→ **WORK INSTRUCTIONS**
The exercise asks you to copy every line below in which "chart" appears.

→ **GIVEN INFORMATION**
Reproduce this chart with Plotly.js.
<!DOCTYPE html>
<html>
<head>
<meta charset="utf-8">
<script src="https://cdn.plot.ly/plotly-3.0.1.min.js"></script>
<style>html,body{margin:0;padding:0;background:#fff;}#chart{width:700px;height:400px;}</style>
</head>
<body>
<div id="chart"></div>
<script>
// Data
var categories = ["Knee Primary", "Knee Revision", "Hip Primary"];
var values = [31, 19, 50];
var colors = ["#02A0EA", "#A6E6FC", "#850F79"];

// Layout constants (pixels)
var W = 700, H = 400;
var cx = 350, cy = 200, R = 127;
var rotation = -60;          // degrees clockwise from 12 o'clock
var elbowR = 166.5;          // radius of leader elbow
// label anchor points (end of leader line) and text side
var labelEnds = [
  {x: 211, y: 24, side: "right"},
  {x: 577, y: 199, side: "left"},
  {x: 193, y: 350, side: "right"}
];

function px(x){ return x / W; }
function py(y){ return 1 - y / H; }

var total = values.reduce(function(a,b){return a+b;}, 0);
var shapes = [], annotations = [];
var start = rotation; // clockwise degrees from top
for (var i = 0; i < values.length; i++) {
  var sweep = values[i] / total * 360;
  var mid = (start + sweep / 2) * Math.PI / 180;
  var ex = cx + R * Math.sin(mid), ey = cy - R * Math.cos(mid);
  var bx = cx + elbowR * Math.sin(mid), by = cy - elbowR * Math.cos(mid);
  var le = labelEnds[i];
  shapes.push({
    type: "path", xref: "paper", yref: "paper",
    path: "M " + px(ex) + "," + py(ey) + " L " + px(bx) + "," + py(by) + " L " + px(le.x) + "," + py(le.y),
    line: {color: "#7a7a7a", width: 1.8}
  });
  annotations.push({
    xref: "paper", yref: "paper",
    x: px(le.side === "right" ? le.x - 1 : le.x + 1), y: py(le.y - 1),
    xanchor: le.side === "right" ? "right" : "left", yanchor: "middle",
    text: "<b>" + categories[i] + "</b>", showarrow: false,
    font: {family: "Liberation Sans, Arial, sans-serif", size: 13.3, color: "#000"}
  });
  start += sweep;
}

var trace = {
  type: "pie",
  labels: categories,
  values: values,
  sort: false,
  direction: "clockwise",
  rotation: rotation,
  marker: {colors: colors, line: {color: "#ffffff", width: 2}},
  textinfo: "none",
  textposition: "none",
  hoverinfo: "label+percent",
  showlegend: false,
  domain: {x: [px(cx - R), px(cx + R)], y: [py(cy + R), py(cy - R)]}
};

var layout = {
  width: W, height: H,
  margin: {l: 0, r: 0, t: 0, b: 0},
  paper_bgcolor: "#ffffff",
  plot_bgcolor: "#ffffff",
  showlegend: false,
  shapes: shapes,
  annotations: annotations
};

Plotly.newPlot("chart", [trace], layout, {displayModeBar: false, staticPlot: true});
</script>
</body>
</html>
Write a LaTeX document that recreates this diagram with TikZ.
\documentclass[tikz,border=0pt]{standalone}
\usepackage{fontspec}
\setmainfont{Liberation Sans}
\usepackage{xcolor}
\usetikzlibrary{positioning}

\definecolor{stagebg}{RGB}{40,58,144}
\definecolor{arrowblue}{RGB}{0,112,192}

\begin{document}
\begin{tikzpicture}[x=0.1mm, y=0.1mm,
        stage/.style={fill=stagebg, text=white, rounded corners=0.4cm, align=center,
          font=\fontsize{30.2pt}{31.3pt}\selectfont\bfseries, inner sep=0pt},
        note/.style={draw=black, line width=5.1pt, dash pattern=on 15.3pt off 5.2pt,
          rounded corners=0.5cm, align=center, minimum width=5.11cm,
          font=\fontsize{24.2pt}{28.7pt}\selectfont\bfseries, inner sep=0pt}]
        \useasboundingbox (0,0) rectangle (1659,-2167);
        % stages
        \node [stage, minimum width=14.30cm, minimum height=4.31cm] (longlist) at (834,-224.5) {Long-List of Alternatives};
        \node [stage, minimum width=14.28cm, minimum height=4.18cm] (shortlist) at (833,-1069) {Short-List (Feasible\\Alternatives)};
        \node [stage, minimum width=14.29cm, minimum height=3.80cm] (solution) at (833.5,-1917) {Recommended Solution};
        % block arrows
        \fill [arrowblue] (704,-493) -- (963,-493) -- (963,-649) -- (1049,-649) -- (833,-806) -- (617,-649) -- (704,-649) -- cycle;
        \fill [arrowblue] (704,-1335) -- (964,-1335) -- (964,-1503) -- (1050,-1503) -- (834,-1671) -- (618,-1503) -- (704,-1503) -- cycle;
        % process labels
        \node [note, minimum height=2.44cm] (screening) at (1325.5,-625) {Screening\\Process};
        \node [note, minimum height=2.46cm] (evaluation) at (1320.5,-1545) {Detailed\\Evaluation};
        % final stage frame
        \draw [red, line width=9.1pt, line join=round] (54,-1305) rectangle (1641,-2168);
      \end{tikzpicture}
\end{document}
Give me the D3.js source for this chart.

→ **COMPLETED TASK**
Reproduce this chart with Plotly.js.
<style>html,body{margin:0;padding:0;background:#fff;}#chart{width:700px;height:400px;}</style>
<div id="chart"></div>
Plotly.newPlot("chart", [trace], layout, {displayModeBar: false, staticPlot: true});
Give me the D3.js source for this chart.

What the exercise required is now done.